A is not square but rank(A) = rank(A') ?

Hi
Can anyone help with understand a basic idea, I have a matrix A in MATLAB which is 100x3000.

I have checked and there exist many columns of A that are all zeros.

But apparently rank(A) = rank(A') = 100

Wikipedia states that the rank of an m x n matrix cannot be higher than m nor n... my interpretation of this sentence is that rank(A) ≤ min(m, n), is that correct? If so, surely that means my matrix is full-rank despite having zero columns?

My understanding is that a full-rank matrix has fully orthogonal rows/columns, and since my matrix A clearly has multiple columns filled with only zeros, it cannot possibly be full-rank.
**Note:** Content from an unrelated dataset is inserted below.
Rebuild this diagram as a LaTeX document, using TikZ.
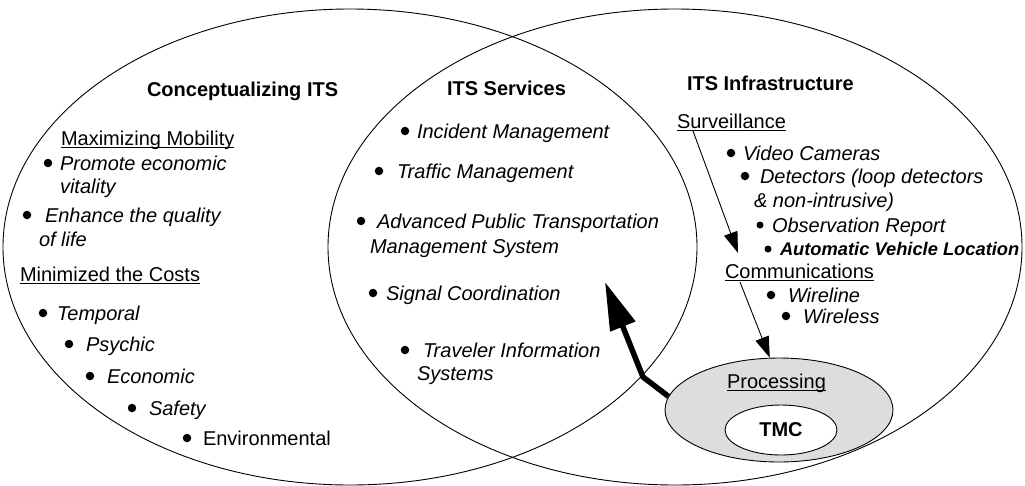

So why is rank(A) = 100?

Can someone tell me my interpretation of wikipedia is wrong and that this matrix is indeed really rank-deficient, it would make my day.

Thanksedit- bonus question... the nullspace of A is 3000x2900. So surely that would confirm the idea that there are only 100 linearly independent rows/columns in A?

 

[quasar987]

rank has nothing to do with orthogonality of rows/column. It is the dimension of the image (when the matrix is considered as a map R³⁰⁰⁰ to R¹⁰⁰).

As far as I can tell, your interpretation of wikipedia is correct. All you need to do in order to show that the matrix has rank 100 is to find, among the 3000 columns, 100 of them that are linearly independent. It does not matter that many of them are 0, as long as together they span R¹⁰⁰.

edit- bonus question... the nullspace of A is 3000x2900. So surely that would confirm the idea that there are only 100 linearly independent rows/columns in A?

The rank-nullity formula says that 3000 = dim(nullspace A) + rank(A). So again, if you know the nullspace has dimension 2900, this proves the rank is 100.

 

[mikeph]

Wow, that's a really good answer. Thanks!